# What to work on:
Transcribe all of the material below word for word and leave out its pictures.

# Given material:
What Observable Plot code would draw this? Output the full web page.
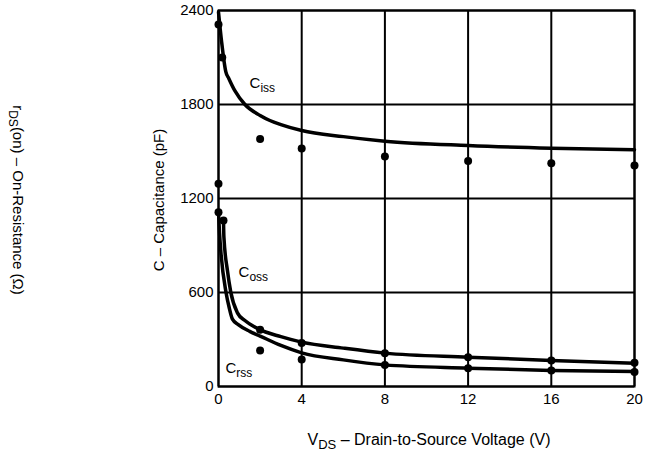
<!DOCTYPE html>
<html><head><meta charset="utf-8">
<script src="https://cdn.jsdelivr.net/npm/d3@7"></script>
<script src="https://cdn.jsdelivr.net/npm/@observablehq/plot@0.6"></script>
<style>body{margin:0;background:#fff;} svg{display:block}</style>
</head><body><div id="chart"></div>
<script>
const xTicks = [0, 4, 8, 12, 16, 20];
const yTicks = [0, 600, 1200, 1800, 2400];

// fitted curves (V, pF)
const cissCurveV = [0, 0.15, 0.35, 0.5, 0.8, 1.27, 2, 2.47, 3, 4, 6, 8, 12, 16, 20];
const cissCurveC = [2390, 2200, 2010, 1965, 1885, 1800, 1730, 1698, 1672, 1634, 1595, 1566, 1538, 1521, 1511];
const cossCurveV = [0.24, 0.26, 0.43, 0.59, 0.91, 1.27, 1.91, 3, 4, 6, 8, 12, 16, 20];
const cossCurveC = [1060, 953, 740, 602, 470, 421, 368, 318, 283, 245, 213, 187, 166, 149];
const crssCurveV = [0, 0.05, 0.12, 0.36, 0.51, 0.67, 0.95, 1.5, 2, 3, 4, 6, 8, 12, 16, 20];
const crssCurveC = [1113, 980, 850, 602, 506, 430, 395, 352, 322, 262, 215, 170, 138, 117, 102, 95];

// measured points
const cissPtV = [0, 0.18, 2, 4, 8, 12, 16, 20, 0];
const cissPtC = [2310, 2100, 1580, 1519, 1468, 1440, 1425, 1411, 1294];
const cossPtV = [0.24, 2, 4, 8, 12, 16, 20];
const cossPtC = [1060, 362, 277, 213, 187, 166, 151];
const crssPtV = [0, 2, 4, 8, 12, 16, 20];
const crssPtC = [1113, 230, 172, 138, 117, 102, 92];

// curve labels
const labelSub = ["iss", "oss", "rss"];
const labelV = [1.52, 0.99, 0.36];
const labelC = [1905, 696, 83];

const curves = [];
[[cissCurveV, cissCurveC, "Ciss"], [cossCurveV, cossCurveC, "Coss"], [crssCurveV, crssCurveC, "Crss"]]
  .forEach(([vs, cs, s]) => vs.forEach((v, i) => curves.push({v, c: cs[i], s})));
const pts = [];
[[cissPtV, cissPtC], [cossPtV, cossPtC], [crssPtV, crssPtC]]
  .forEach(([vs, cs]) => vs.forEach((v, i) => pts.push({v, c: cs[i]})));

const font = "'Liberation Sans', Arial, Helvetica, sans-serif";
const plot = Plot.plot({
  width: 648, height: 458,
  marginLeft: 218, marginRight: 14, marginTop: 10, marginBottom: 72,
  style: {fontFamily: font, fontSize: "15px", background: "white", color: "black"},
  x: {domain: [0, 20], label: null},
  y: {domain: [0, 2400], label: null},
  marks: [
    Plot.gridX(xTicks, {stroke: "black", strokeOpacity: 1, strokeWidth: 2}),
    Plot.gridY(yTicks, {stroke: "black", strokeOpacity: 1, strokeWidth: 2}),
    Plot.frame({stroke: "black", strokeWidth: 2}),
    Plot.axisX(xTicks, {tickSize: 0, tickPadding: 7, fontSize: 15, label: null, tickFormat: d => String(d)}),
    Plot.axisY(yTicks, {tickSize: 0, tickPadding: 5, fontSize: 15, label: null, tickFormat: d => String(d)}),
    Plot.line(curves, {x: "v", y: "c", z: "s", stroke: "black", strokeWidth: 3.5, curve: "monotone-x"}),
    Plot.dot(pts, {x: "v", y: "c", r: 4, fill: "black", stroke: "none"})
  ]
});
document.getElementById("chart").appendChild(plot);

const svg = d3.select(plot);
const xs = plot.scale("x"), ys = plot.scale("y");
const g = svg.append("g").attr("font-family", font).attr("fill", "black");

labelSub.forEach((sub, i) => {
  const t = g.append("text")
    .attr("x", xs.apply(labelV[i])).attr("y", ys.apply(labelC[i]))
    .attr("text-anchor", "start")
    .attr("font-size", 15);
  t.append("tspan").text("C");
  t.append("tspan").attr("font-size", 12).attr("dy", 4).text(sub);
});

// x axis title
const xMid = (xs.apply(0) + xs.apply(20)) / 2 + 3;
const xt = g.append("text").attr("x", xMid).attr("y", 445)
  .attr("text-anchor", "middle").attr("font-size", 16);
xt.append("tspan").text("V");
xt.append("tspan").attr("font-size", 13).attr("dy", 4).text("DS");
xt.append("tspan").attr("dy", -4).text(" \u2013 Drain-to-Source Voltage (V)");

// y axis title (capacitance)
const yMid = (ys.apply(0) + ys.apply(2400)) / 2 + 2;
g.append("text").attr("transform", `translate(164,${yMid}) rotate(-90)`)
  .attr("text-anchor", "middle").attr("font-size", 15)
  .text("C \u2013 Capacitance (pF)");

// secondary title (on-resistance)
const rt = g.append("text").attr("transform", `translate(13,${yMid}) rotate(90)`)
  .attr("text-anchor", "middle").attr("font-size", 15);
rt.append("tspan").text("r");
rt.append("tspan").attr("font-size", 12).attr("dy", 4).text("DS");
rt.append("tspan").attr("dy", -4).text("(on) \u2013 On-Resistance (\u03A9)");
</script></body></html>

# Response:
What Observable Plot code would draw this? Output the full web page.
<!DOCTYPE html>
<html><head><meta charset="utf-8">
<script src="https://cdn.jsdelivr.net/npm/d3@7"></script>
<script src="https://cdn.jsdelivr.net/npm/@observablehq/plot@0.6"></script>
<style>body{margin:0;background:#fff;} svg{display:block}</style>
</head><body><div id="chart"></div>
<script>
const xTicks = [0, 4, 8, 12, 16, 20];
const yTicks = [0, 600, 1200, 1800, 2400];

// fitted curves (V, pF)
const cissCurveV = [0, 0.15, 0.35, 0.5, 0.8, 1.27, 2, 2.47, 3, 4, 6, 8, 12, 16, 20];
const cissCurveC = [2390, 2200, 2010, 1965, 1885, 1800, 1730, 1698, 1672, 1634, 1595, 1566, 1538, 1521, 1511];
const cossCurveV = [0.24, 0.26, 0.43, 0.59, 0.91, 1.27, 1.91, 3, 4, 6, 8, 12, 16, 20];
const cossCurveC = [1060, 953, 740, 602, 470, 421, 368, 318, 283, 245, 213, 187, 166, 149];
const crssCurveV = [0, 0.05, 0.12, 0.36, 0.51, 0.67, 0.95, 1.5, 2, 3, 4, 6, 8, 12, 16, 20];
const crssCurveC = [1113, 980, 850, 602, 506, 430, 395, 352, 322, 262, 215, 170, 138, 117, 102, 95];

// measured points
const cissPtV = [0, 0.18, 2, 4, 8, 12, 16, 20, 0];
const cissPtC = [2310, 2100, 1580, 1519, 1468, 1440, 1425, 1411, 1294];
const cossPtV = [0.24, 2, 4, 8, 12, 16, 20];
const cossPtC = [1060, 362, 277, 213, 187, 166, 151];
const crssPtV = [0, 2, 4, 8, 12, 16, 20];
const crssPtC = [1113, 230, 172, 138, 117, 102, 92];

// curve labels
const labelSub = ["iss", "oss", "rss"];
const labelV = [1.52, 0.99, 0.36];
const labelC = [1905, 696, 83];

const curves = [];
[[cissCurveV, cissCurveC, "Ciss"], [cossCurveV, cossCurveC, "Coss"], [crssCurveV, crssCurveC, "Crss"]]
  .forEach(([vs, cs, s]) => vs.forEach((v, i) => curves.push({v, c: cs[i], s})));
const pts = [];
[[cissPtV, cissPtC], [cossPtV, cossPtC], [crssPtV, crssPtC]]
  .forEach(([vs, cs]) => vs.forEach((v, i) => pts.push({v, c: cs[i]})));

const font = "'Liberation Sans', Arial, Helvetica, sans-serif";
const plot = Plot.plot({
  width: 648, height: 458,
  marginLeft: 218, marginRight: 14, marginTop: 10, marginBottom: 72,
  style: {fontFamily: font, fontSize: "15px", background: "white", color: "black"},
  x: {domain: [0, 20], label: null},
  y: {domain: [0, 2400], label: null},
  marks: [
    Plot.gridX(xTicks, {stroke: "black", strokeOpacity: 1, strokeWidth: 2}),
    Plot.gridY(yTicks, {stroke: "black", strokeOpacity: 1, strokeWidth: 2}),
    Plot.frame({stroke: "black", strokeWidth: 2}),
    Plot.axisX(xTicks, {tickSize: 0, tickPadding: 7, fontSize: 15, label: null, tickFormat: d => String(d)}),
    Plot.axisY(yTicks, {tickSize: 0, tickPadding: 5, fontSize: 15, label: null, tickFormat: d => String(d)}),
    Plot.line(curves, {x: "v", y: "c", z: "s", stroke: "black", strokeWidth: 3.5, curve: "monotone-x"}),
    Plot.dot(pts, {x: "v", y: "c", r: 4, fill: "black", stroke: "none"})
  ]
});
document.getElementById("chart").appendChild(plot);

const svg = d3.select(plot);
const xs = plot.scale("x"), ys = plot.scale("y");
const g = svg.append("g").attr("font-family", font).attr("fill", "black");

labelSub.forEach((sub, i) => {
  const t = g.append("text")
    .attr("x", xs.apply(labelV[i])).attr("y", ys.apply(labelC[i]))
    .attr("text-anchor", "start")
    .attr("font-size", 15);
  t.append("tspan").text("C");
  t.append("tspan").attr("font-size", 12).attr("dy", 4).text(sub);
});

// x axis title
const xMid = (xs.apply(0) + xs.apply(20)) / 2 + 3;
const xt = g.append("text").attr("x", xMid).attr("y", 445)
  .attr("text-anchor", "middle").attr("font-size", 16);
xt.append("tspan").text("V");
xt.append("tspan").attr("font-size", 13).attr("dy", 4).text("DS");
xt.append("tspan").attr("dy", -4).text(" \u2013 Drain-to-Source Voltage (V)");

// y axis title (capacitance)
const yMid = (ys.apply(0) + ys.apply(2400)) / 2 + 2;
g.append("text").attr("transform", `translate(164,${yMid}) rotate(-90)`)
  .attr("text-anchor", "middle").attr("font-size", 15)
  .text("C \u2013 Capacitance (pF)");

// secondary title (on-resistance)
const rt = g.append("text").attr("transform", `translate(13,${yMid}) rotate(90)`)
  .attr("text-anchor", "middle").attr("font-size", 15);
rt.append("tspan").text("r");
rt.append("tspan").attr("font-size", 12).attr("dy", 4).text("DS");
rt.append("tspan").attr("dy", -4).text("(on) \u2013 On-Resistance (\u03A9)");
</script></body></html>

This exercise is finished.